Either search for, or look down the list for, QuartzCore.framework. Select QuartzCore.framework and then click Add.
The reason you need to add the QuartzCore framework is because you’ll be using classes and methods from it to do manual drawing of the control.
This screenshot should help you find your way to adding the QuartzCore framework if you’re struggling:
Open up CERangeSlider.m and add the following import to the top of the file.
#import <QuartzCore/QuartzCore.h>
Add the following instance variables to CERangeSlider.m, just after the @implementation
statement:
@implementation CERangeSlider
{
CALayer* _trackLayer;
CALayer* _upperKnobLayer;
CALayer* _lowerKnobLayer;
float _knobWidth;
float _useableTrackLength;
}
These three layers — _tracklayer, _upperKnobLayer,
and _lowerKnobLayer
— will be used to render the various components of your slider control. The two variables _knobWidth
and _useableTrackLength
will be used for layout purposes.
Next up are some default graphical properties of the control itself.
In CERangeSlider.m, locate initWithFrame:
and add the following code just below the code you added to initialise the instance variables, inside the if (self) { }
block:
_trackLayer = [CALayer layer];
_trackLayer.backgroundColor = [UIColor blueColor].CGColor;
[self.layer addSublayer:_trackLayer];
_upperKnobLayer = [CALayer layer];
_upperKnobLayer.backgroundColor = [UIColor greenColor].CGColor;
[self.layer addSublayer:_upperKnobLayer];
_lowerKnobLayer = [CALayer layer];
_lowerKnobLayer.backgroundColor = [UIColor greenColor].CGColor;
[self.layer addSublayer:_lowerKnobLayer];
[self setLayerFrames];
The above code simply creates three layers and adds them as children of the control’s root layer.

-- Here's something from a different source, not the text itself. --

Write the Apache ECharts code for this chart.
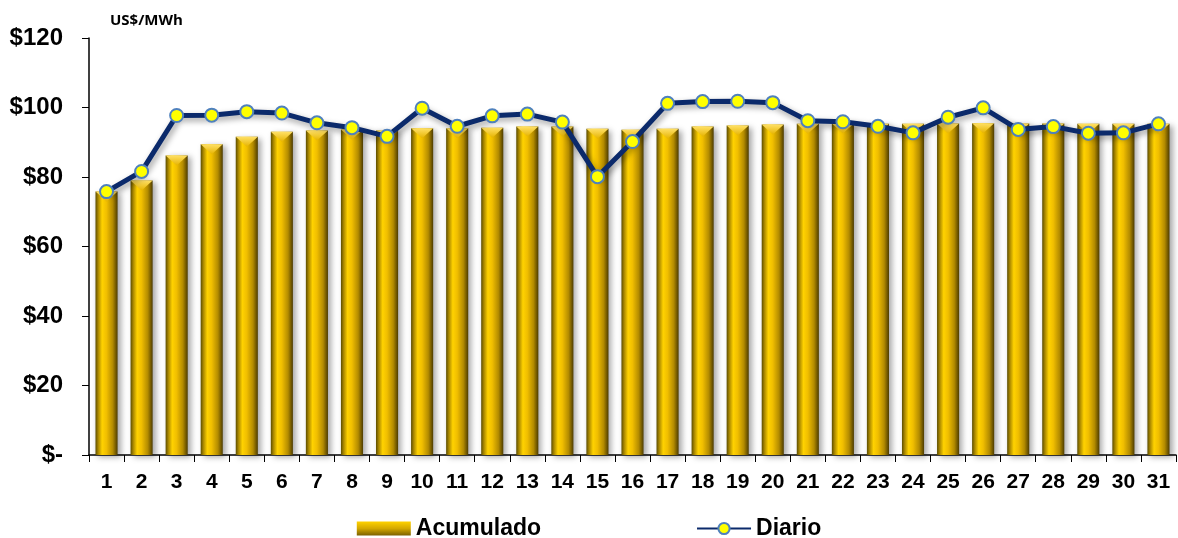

Next, add the following methods to CERangeSlider.m:
- (void) setLayerFrames
{
_trackLayer.frame = CGRectInset(self.bounds, 0, self.bounds.size.height / 3.5);
[_trackLayer setNeedsDisplay];
_knobWidth = self.bounds.size.height;
_useableTrackLength = self.bounds.size.width - _knobWidth;
float upperKnobCentre = [self positionForValue:_upperValue];
_upperKnobLayer.frame = CGRectMake(upperKnobCentre - _knobWidth / 2, 0, _knobWidth, _knobWidth);
float lowerKnobCentre = [self positionForValue:_lowerValue];
_lowerKnobLayer.frame = CGRectMake(lowerKnobCentre - _knobWidth / 2, 0, _knobWidth, _knobWidth);
[_upperKnobLayer setNeedsDisplay];
[_lowerKnobLayer setNeedsDisplay];
}
- (float) positionForValue:(float)value
{
return _useableTrackLength * (value - _minimumValue) /
(_maximumValue - _minimumValue) + (_knobWidth / 2);
}
setLayerFrames
sets the frame for both knob layers and the track layer based on the current slider values. positionForValue
maps a value to a location on screen using a simple ratio to scale the position between the minimum and maximum range of the control.
Build and run your app; your slider is starting to take shape! It should look similar to the screenshot below:
Your control is starting to take shape visually, but almost every control provides a way for the app user to interact with it.
For your control, the user must be able to drag each knob to set the desired range of the control. You’ll handle those interactions, and update both the UI and the properties exposed by the control.
Adding Interactive Logic
The interaction logic needs to store which knob is being dragged, and reflect that in the UI. The control’s layers are a great place to put this logic.
Right-click the CERangeSlider group in the Project Navigator and select New File…. Next, select the iOS\Cocoa Touch\Objective-C class template and add a class called CERangeSliderKnobLayer, making it a subclass of CALayer.
Open up the newly added header CERangeSliderKnobLayer.h and replace its contents with the following:
#import <QuartzCore/QuartzCore.h>
@class CERangeSlider;
@interface CERangeSliderKnobLayer : CALayer
@property BOOL highlighted;
@property (weak) CERangeSlider* slider;
@end
This simply adds two properties, one that indicates whether this knob is highlighted, and one that is a reference back to the parent range slider.